Exercise data
□ □ □ □ □

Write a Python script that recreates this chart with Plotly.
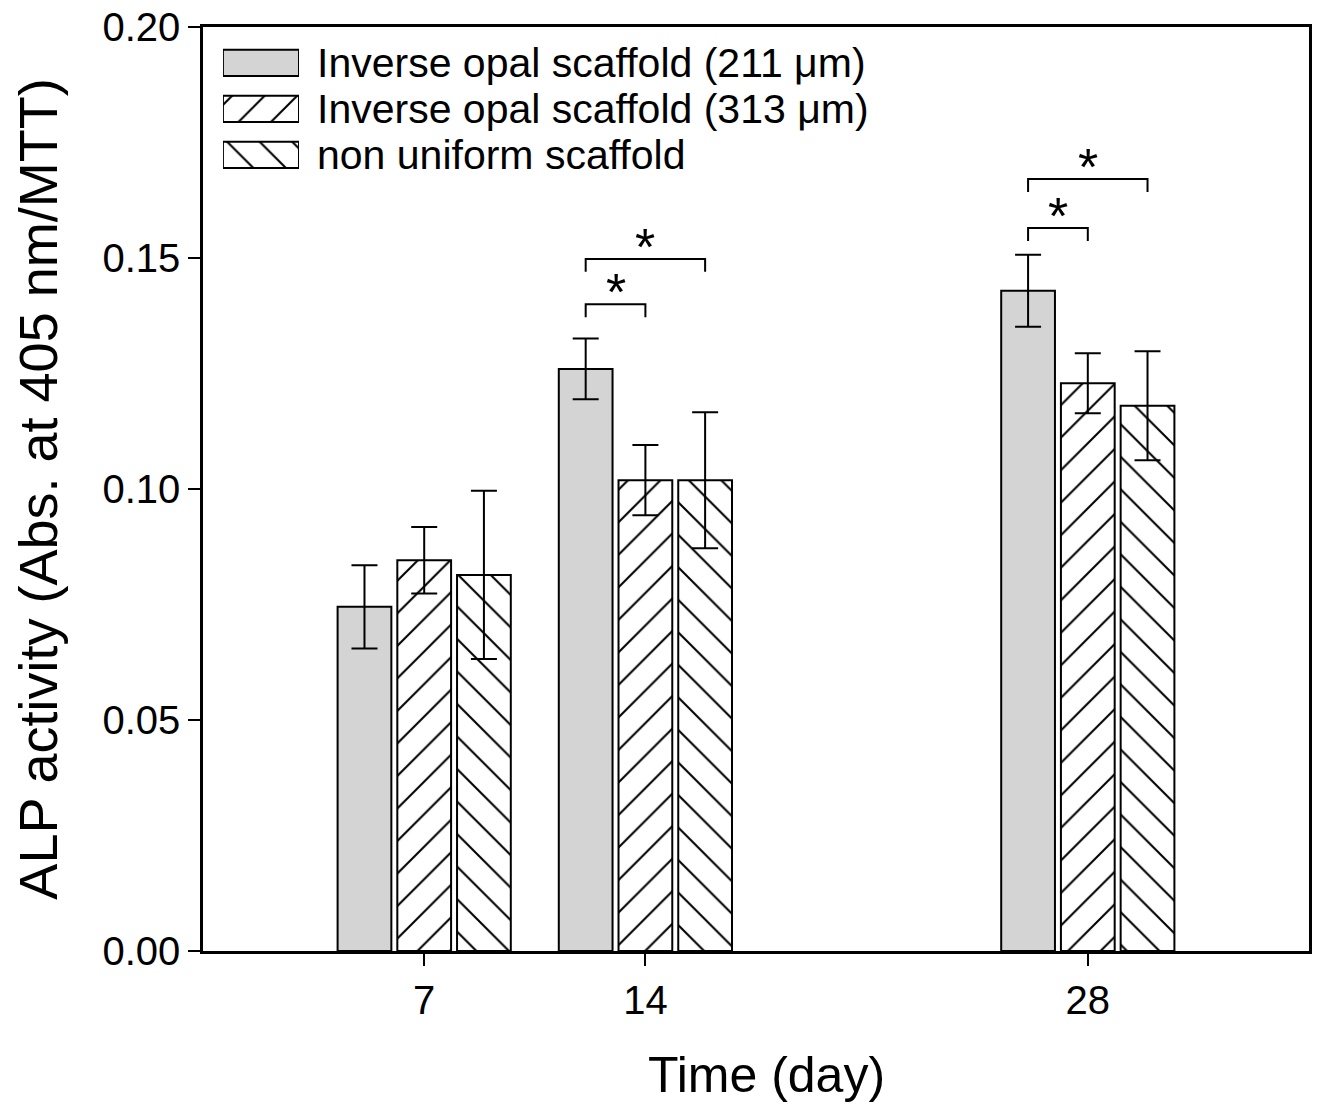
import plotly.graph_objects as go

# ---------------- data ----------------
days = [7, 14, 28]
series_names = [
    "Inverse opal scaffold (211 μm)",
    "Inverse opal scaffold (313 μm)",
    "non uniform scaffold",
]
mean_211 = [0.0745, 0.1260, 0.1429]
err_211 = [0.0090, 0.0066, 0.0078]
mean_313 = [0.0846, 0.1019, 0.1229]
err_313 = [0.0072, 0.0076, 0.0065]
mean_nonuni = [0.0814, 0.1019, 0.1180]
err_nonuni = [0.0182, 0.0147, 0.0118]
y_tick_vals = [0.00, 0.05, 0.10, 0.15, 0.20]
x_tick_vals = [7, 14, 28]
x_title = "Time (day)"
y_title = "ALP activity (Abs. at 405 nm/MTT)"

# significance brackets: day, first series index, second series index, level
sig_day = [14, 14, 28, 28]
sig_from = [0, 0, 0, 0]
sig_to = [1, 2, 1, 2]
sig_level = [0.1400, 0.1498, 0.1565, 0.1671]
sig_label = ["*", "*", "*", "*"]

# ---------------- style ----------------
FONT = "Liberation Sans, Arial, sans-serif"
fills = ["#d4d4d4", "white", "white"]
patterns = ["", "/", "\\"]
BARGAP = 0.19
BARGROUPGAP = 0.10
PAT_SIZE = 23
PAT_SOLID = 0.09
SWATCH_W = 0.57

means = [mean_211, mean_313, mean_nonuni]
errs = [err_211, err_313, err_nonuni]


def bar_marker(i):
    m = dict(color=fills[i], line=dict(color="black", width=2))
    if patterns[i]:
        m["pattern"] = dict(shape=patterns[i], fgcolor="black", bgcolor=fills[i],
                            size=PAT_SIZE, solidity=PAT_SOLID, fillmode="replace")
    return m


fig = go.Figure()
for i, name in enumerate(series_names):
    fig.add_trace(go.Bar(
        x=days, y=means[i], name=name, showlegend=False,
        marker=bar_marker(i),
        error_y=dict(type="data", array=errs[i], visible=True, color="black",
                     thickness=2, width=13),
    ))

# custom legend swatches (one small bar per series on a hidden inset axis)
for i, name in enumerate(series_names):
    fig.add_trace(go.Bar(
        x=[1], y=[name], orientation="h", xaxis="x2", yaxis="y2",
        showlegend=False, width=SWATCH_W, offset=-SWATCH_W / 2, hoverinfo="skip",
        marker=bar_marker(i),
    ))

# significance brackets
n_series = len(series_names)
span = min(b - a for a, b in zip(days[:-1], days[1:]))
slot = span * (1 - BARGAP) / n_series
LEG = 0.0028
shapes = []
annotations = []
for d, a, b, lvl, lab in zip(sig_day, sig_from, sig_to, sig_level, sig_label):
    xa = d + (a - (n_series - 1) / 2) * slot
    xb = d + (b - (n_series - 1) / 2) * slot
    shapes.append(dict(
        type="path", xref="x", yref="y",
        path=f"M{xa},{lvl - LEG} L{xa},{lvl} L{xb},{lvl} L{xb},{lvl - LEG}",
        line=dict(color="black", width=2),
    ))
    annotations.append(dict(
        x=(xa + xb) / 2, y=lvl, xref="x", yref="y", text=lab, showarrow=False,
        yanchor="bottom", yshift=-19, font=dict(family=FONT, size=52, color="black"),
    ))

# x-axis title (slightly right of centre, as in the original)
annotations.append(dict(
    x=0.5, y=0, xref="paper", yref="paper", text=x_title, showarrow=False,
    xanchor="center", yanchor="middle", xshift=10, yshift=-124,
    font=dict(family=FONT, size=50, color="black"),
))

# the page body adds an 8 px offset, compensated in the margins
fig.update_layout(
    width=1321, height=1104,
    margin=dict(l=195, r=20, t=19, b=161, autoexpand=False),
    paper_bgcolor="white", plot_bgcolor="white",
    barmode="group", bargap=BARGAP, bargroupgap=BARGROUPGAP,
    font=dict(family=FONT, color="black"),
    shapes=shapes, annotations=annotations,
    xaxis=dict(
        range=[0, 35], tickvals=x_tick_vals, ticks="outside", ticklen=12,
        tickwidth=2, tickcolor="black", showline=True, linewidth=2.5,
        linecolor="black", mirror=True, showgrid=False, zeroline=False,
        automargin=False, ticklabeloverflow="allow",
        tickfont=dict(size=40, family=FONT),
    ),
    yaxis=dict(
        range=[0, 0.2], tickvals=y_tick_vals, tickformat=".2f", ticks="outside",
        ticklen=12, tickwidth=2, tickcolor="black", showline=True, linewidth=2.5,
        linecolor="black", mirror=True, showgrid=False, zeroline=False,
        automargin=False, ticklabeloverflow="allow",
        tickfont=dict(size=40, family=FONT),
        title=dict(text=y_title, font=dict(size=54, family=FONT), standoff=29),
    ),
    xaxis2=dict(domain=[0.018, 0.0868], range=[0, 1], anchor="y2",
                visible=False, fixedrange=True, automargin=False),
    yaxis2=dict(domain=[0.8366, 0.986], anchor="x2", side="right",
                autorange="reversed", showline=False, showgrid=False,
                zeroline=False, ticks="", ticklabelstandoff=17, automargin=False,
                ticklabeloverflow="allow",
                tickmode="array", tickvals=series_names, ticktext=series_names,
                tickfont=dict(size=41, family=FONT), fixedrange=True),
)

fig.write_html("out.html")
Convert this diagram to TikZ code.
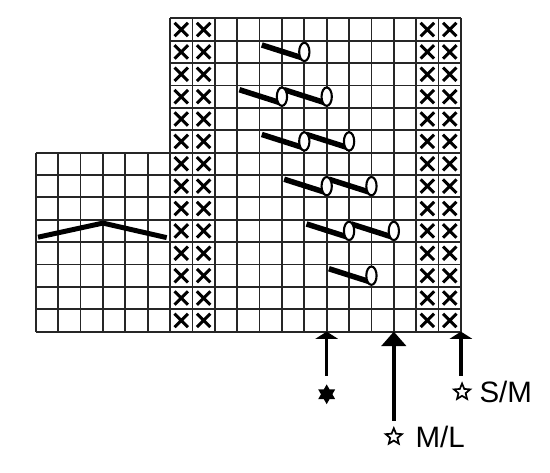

□ □ □ □ □

Direction
Quote each line of the listing exactly, but leave the pictures out.

Solved exercise
Write a Python script that recreates this chart with Plotly.
import plotly.graph_objects as go

# ---------------- data ----------------
days = [7, 14, 28]
series_names = [
    "Inverse opal scaffold (211 μm)",
    "Inverse opal scaffold (313 μm)",
    "non uniform scaffold",
]
mean_211 = [0.0745, 0.1260, 0.1429]
err_211 = [0.0090, 0.0066, 0.0078]
mean_313 = [0.0846, 0.1019, 0.1229]
err_313 = [0.0072, 0.0076, 0.0065]
mean_nonuni = [0.0814, 0.1019, 0.1180]
err_nonuni = [0.0182, 0.0147, 0.0118]
y_tick_vals = [0.00, 0.05, 0.10, 0.15, 0.20]
x_tick_vals = [7, 14, 28]
x_title = "Time (day)"
y_title = "ALP activity (Abs. at 405 nm/MTT)"

# significance brackets: day, first series index, second series index, level
sig_day = [14, 14, 28, 28]
sig_from = [0, 0, 0, 0]
sig_to = [1, 2, 1, 2]
sig_level = [0.1400, 0.1498, 0.1565, 0.1671]
sig_label = ["*", "*", "*", "*"]

# ---------------- style ----------------
FONT = "Liberation Sans, Arial, sans-serif"
fills = ["#d4d4d4", "white", "white"]
patterns = ["", "/", "\\"]
BARGAP = 0.19
BARGROUPGAP = 0.10
PAT_SIZE = 23
PAT_SOLID = 0.09
SWATCH_W = 0.57

means = [mean_211, mean_313, mean_nonuni]
errs = [err_211, err_313, err_nonuni]


def bar_marker(i):
    m = dict(color=fills[i], line=dict(color="black", width=2))
    if patterns[i]:
        m["pattern"] = dict(shape=patterns[i], fgcolor="black", bgcolor=fills[i],
                            size=PAT_SIZE, solidity=PAT_SOLID, fillmode="replace")
    return m


fig = go.Figure()
for i, name in enumerate(series_names):
    fig.add_trace(go.Bar(
        x=days, y=means[i], name=name, showlegend=False,
        marker=bar_marker(i),
        error_y=dict(type="data", array=errs[i], visible=True, color="black",
                     thickness=2, width=13),
    ))

# custom legend swatches (one small bar per series on a hidden inset axis)
for i, name in enumerate(series_names):
    fig.add_trace(go.Bar(
        x=[1], y=[name], orientation="h", xaxis="x2", yaxis="y2",
        showlegend=False, width=SWATCH_W, offset=-SWATCH_W / 2, hoverinfo="skip",
        marker=bar_marker(i),
    ))

# significance brackets
n_series = len(series_names)
span = min(b - a for a, b in zip(days[:-1], days[1:]))
slot = span * (1 - BARGAP) / n_series
LEG = 0.0028
shapes = []
annotations = []
for d, a, b, lvl, lab in zip(sig_day, sig_from, sig_to, sig_level, sig_label):
    xa = d + (a - (n_series - 1) / 2) * slot
    xb = d + (b - (n_series - 1) / 2) * slot
    shapes.append(dict(
        type="path", xref="x", yref="y",
        path=f"M{xa},{lvl - LEG} L{xa},{lvl} L{xb},{lvl} L{xb},{lvl - LEG}",
        line=dict(color="black", width=2),
    ))
    annotations.append(dict(
        x=(xa + xb) / 2, y=lvl, xref="x", yref="y", text=lab, showarrow=False,
        yanchor="bottom", yshift=-19, font=dict(family=FONT, size=52, color="black"),
    ))

# x-axis title (slightly right of centre, as in the original)
annotations.append(dict(
    x=0.5, y=0, xref="paper", yref="paper", text=x_title, showarrow=False,
    xanchor="center", yanchor="middle", xshift=10, yshift=-124,
    font=dict(family=FONT, size=50, color="black"),
))

# the page body adds an 8 px offset, compensated in the margins
fig.update_layout(
    width=1321, height=1104,
    margin=dict(l=195, r=20, t=19, b=161, autoexpand=False),
    paper_bgcolor="white", plot_bgcolor="white",
    barmode="group", bargap=BARGAP, bargroupgap=BARGROUPGAP,
    font=dict(family=FONT, color="black"),
    shapes=shapes, annotations=annotations,
    xaxis=dict(
        range=[0, 35], tickvals=x_tick_vals, ticks="outside", ticklen=12,
        tickwidth=2, tickcolor="black", showline=True, linewidth=2.5,
        linecolor="black", mirror=True, showgrid=False, zeroline=False,
        automargin=False, ticklabeloverflow="allow",
        tickfont=dict(size=40, family=FONT),
    ),
    yaxis=dict(
        range=[0, 0.2], tickvals=y_tick_vals, tickformat=".2f", ticks="outside",
        ticklen=12, tickwidth=2, tickcolor="black", showline=True, linewidth=2.5,
        linecolor="black", mirror=True, showgrid=False, zeroline=False,
        automargin=False, ticklabeloverflow="allow",
        tickfont=dict(size=40, family=FONT),
        title=dict(text=y_title, font=dict(size=54, family=FONT), standoff=29),
    ),
    xaxis2=dict(domain=[0.018, 0.0868], range=[0, 1], anchor="y2",
                visible=False, fixedrange=True, automargin=False),
    yaxis2=dict(domain=[0.8366, 0.986], anchor="x2", side="right",
                autorange="reversed", showline=False, showgrid=False,
                zeroline=False, ticks="", ticklabelstandoff=17, automargin=False,
                ticklabeloverflow="allow",
                tickmode="array", tickvals=series_names, ticktext=series_names,
                tickfont=dict(size=41, family=FONT), fixedrange=True),
)

fig.write_html("out.html")
Convert this diagram to TikZ code.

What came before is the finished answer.